The taxpayer argued that the IRS lacked statutory authority to assess the penalties under IRC Sec. 6038(b) because they were not “assessable penalties” that could be collected administratively under Sec. 6201(a). While the IRS could potentially collect these penalties through a civil action under 28 U.S.C. Sec. 2461(a), the agency could not assess or administratively collect these penalties.
The IRS contended that the term “assessable penalties” includes all penalties that are not subject to the deficiency procedures of the Internal Revenue Code. In addition, the IRS contended that the term “taxes” in IRC Sec. 6201 is broad enough to encompass Sec. 6038 penalties.

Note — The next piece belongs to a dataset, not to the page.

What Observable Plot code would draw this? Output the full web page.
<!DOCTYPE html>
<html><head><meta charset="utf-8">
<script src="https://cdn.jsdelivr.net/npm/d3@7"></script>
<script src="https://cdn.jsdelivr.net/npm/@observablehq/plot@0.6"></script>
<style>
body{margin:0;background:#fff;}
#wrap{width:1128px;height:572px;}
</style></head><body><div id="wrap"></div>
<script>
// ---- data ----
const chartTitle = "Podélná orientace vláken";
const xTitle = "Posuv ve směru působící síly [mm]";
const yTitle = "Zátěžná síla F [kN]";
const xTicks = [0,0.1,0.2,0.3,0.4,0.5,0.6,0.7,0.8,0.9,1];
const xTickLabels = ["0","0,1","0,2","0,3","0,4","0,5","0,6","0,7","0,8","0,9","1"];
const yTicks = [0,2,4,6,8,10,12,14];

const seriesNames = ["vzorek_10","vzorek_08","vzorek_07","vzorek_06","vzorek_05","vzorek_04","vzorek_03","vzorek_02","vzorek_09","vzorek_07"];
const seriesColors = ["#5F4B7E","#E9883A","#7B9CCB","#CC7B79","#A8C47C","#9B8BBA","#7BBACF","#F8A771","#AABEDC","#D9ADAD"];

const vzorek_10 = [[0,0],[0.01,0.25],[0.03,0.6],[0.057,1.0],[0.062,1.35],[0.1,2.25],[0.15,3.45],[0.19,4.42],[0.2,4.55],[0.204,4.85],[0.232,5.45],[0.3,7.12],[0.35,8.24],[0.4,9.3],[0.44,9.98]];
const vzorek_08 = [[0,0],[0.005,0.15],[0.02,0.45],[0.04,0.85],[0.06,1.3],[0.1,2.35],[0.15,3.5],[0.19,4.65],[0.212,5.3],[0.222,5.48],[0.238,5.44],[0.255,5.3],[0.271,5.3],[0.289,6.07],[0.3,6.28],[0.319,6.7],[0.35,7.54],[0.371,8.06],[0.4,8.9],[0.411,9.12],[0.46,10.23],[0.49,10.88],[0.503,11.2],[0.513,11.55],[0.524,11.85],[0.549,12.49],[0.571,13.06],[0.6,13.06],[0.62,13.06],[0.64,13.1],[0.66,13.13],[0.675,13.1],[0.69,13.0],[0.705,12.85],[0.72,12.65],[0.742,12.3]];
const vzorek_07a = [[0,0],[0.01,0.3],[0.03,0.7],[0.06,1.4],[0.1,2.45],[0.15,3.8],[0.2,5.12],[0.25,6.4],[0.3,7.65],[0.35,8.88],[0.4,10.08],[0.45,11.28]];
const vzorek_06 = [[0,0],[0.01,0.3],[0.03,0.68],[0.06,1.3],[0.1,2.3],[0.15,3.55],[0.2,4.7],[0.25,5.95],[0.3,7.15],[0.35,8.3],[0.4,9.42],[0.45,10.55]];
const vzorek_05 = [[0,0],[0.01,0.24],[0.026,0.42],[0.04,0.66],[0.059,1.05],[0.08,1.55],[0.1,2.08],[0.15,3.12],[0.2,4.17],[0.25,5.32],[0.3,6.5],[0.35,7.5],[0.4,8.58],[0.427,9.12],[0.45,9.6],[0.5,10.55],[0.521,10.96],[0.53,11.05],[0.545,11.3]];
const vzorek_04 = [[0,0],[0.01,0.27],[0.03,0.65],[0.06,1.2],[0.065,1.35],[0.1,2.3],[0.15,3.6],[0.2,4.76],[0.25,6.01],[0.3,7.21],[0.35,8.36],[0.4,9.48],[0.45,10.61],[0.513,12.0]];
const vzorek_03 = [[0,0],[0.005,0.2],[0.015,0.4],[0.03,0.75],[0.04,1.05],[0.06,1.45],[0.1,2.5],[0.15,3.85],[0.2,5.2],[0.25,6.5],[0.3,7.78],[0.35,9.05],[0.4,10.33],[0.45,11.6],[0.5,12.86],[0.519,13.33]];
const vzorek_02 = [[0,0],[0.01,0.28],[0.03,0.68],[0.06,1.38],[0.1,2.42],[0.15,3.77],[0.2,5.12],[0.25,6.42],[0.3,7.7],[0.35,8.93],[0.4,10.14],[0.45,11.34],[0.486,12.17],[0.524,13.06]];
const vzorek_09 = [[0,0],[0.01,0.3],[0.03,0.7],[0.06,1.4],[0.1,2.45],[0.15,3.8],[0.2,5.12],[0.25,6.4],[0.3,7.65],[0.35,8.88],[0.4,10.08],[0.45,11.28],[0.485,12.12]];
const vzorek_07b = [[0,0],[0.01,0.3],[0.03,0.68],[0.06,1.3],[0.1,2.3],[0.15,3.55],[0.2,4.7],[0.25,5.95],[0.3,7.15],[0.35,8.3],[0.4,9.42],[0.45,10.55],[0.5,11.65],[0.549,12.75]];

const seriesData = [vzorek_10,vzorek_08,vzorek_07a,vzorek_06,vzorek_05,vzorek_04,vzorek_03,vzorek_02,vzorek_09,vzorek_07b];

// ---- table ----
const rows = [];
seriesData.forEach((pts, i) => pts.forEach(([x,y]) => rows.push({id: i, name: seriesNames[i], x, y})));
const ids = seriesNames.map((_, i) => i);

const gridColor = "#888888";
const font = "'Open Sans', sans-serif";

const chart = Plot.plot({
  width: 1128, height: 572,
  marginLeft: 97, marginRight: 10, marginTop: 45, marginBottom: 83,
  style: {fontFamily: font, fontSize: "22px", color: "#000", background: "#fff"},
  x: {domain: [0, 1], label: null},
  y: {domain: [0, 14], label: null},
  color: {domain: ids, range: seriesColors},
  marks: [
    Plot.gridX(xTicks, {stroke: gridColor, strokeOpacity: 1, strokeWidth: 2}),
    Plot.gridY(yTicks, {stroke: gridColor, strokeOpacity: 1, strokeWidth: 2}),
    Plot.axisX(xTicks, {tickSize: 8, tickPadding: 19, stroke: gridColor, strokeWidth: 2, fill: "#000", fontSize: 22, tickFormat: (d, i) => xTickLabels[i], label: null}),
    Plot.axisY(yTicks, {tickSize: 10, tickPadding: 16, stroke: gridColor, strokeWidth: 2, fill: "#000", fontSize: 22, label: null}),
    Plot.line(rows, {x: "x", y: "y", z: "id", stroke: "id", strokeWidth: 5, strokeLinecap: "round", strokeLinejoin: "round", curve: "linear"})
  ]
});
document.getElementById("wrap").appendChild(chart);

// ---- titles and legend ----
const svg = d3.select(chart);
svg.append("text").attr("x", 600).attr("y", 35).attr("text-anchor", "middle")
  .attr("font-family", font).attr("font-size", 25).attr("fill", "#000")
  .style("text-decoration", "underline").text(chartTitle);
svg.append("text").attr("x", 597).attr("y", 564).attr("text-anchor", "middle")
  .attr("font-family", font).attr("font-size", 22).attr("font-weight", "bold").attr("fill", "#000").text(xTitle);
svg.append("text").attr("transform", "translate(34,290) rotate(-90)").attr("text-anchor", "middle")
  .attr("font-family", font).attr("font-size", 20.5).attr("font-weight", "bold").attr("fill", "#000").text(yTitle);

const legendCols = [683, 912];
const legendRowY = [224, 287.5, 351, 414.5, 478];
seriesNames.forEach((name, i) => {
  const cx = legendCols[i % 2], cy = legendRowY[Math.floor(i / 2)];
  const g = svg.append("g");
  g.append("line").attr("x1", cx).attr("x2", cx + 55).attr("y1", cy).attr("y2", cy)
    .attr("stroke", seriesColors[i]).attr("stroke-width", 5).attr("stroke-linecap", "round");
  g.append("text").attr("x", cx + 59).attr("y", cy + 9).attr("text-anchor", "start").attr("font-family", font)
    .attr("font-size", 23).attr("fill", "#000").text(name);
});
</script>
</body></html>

The Tax Court sided with the taxpayer, holding that while Congress has authorized assessment for many penalty provisions, such authority does not extend to penalties under IRC Sec. 6038(b). For example, IRC Sections 6671-6725, found in Subchapter B of Chapter 68 of Subtitle F, entitled “Assessable Penalties”, specifically provide for assessable penalties for which the IRS has assessment authority under IRC Sec. 6201. Other sections generally have their own penalty enforcement provisions, or they refer to a provision within IRC Sections 6671-6725. In addition, 28 U.S.C. Sec 2461(a) authorizes the recovery of civil penalties and fines by civil action where Congress has not provided a method of recovery or enforcement. The Tax Court concluded that IRC Sec. 6038(b), unlike other penalties in the Code, does not provide a method of recovery or enforcement and therefore must be recovered through a civil action. The Tax Court also disagreed with the IRS’s assertion that all penalties not subject to deficiency procedures are automatically “assessable penalties” and that the term “taxes” includes IRC Sec. 6038(b) penalties.

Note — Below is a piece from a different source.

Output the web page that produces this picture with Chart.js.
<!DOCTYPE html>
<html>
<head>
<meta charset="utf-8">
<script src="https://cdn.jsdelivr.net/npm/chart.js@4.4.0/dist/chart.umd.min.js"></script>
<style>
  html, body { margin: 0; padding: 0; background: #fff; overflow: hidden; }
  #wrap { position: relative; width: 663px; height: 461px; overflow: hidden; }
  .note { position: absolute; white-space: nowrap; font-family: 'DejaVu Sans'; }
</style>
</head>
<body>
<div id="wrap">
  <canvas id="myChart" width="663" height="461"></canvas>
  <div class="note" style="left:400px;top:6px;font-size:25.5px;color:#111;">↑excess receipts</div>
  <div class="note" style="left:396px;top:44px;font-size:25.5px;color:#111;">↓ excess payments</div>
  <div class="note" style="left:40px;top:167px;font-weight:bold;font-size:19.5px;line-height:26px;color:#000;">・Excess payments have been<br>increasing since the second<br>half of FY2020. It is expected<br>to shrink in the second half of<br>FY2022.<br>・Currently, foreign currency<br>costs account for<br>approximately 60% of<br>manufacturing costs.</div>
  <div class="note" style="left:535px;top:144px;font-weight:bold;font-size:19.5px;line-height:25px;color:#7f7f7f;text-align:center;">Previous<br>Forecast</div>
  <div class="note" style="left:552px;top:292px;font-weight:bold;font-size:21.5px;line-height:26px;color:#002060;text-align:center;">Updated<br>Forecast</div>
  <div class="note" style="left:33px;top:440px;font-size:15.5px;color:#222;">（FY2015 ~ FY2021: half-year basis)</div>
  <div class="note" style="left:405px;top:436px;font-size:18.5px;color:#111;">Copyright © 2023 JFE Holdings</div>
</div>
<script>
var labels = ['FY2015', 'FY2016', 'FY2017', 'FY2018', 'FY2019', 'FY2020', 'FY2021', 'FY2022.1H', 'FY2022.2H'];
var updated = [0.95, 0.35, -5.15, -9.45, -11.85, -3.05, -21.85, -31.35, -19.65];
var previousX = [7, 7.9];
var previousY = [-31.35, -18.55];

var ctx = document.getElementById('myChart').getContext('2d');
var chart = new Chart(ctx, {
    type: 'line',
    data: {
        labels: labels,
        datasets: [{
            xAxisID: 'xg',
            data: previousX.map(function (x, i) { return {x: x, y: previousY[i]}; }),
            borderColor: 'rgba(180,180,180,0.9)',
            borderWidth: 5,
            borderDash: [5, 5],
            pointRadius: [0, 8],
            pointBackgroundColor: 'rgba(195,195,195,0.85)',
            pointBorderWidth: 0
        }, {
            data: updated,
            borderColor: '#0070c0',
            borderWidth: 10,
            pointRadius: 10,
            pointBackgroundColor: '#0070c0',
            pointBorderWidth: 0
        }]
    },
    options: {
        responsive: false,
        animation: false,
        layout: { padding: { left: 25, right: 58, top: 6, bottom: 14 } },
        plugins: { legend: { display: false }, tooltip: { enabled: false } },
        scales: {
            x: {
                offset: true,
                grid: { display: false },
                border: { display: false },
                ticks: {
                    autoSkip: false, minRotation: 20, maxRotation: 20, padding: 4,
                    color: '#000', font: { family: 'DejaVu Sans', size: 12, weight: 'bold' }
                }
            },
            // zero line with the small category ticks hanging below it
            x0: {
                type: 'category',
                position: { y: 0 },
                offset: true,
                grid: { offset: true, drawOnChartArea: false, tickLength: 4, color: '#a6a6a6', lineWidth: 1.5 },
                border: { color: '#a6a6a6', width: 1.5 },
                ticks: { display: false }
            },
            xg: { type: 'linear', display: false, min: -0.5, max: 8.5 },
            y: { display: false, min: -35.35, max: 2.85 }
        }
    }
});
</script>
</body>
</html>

This ruling has favorable implications for taxpayers and their advisors, but there are some important considerations to keep in mind. First, this case applies only to penalties for which Congress has not specified a method of assessment. Taxpayers can rely on this ruling for penalties such as IRC Sec. 6038(b) penalties (Form 5471 categories 4 and 5 and Form 8865 categories 1 and 2), IRC Sec. 6038A(d) penalty (Form 5472), IRC Sec. 6038B(c) penalty (Form 926) and IRC Sec. 6038D(d) penalty (Form 8938). However, penalties for which Congress has specifically provided for “assessable penalties,” such as IRC Sec. 6677(a) and (b) penalties (Forms 3520 and 3520-A, relating to information for certain foreign trusts) and IRC Sec. 6039F(c) penalty (Form 3520, relating to large gifts from foreign persons), can still be assessed directly by the IRS.
Second, the IRS may appeal the Tax Court’s decision to the Court of Appeals, and further developments in the case should be monitored. Even if the Court of Appeals, and ultimately the Supreme Court, upholds the decision, the IRS may work with Congress to formally enact legislation authorizing automatic penalty collection procedures. It may be some time before this issue is fully resolved. Because there is generally no statute of limitations for non-filing penalties, taxpayers cannot assume that the possibility of penalty assessment will go away. Therefore, it is important that taxpayers continue to take the necessary steps to comply with applicable reporting requirements in order to avoid any penalties.
Nevertheless, this ruling may provide a window of opportunity for taxpayers to file for protective refund claims. Taxpayers who have recently paid similar penalties that are not currently specifically designated as “assessable penalties” should consider filing refund claims to preserve their rights to claim a potential refund before the statute of limitations for refunds expires.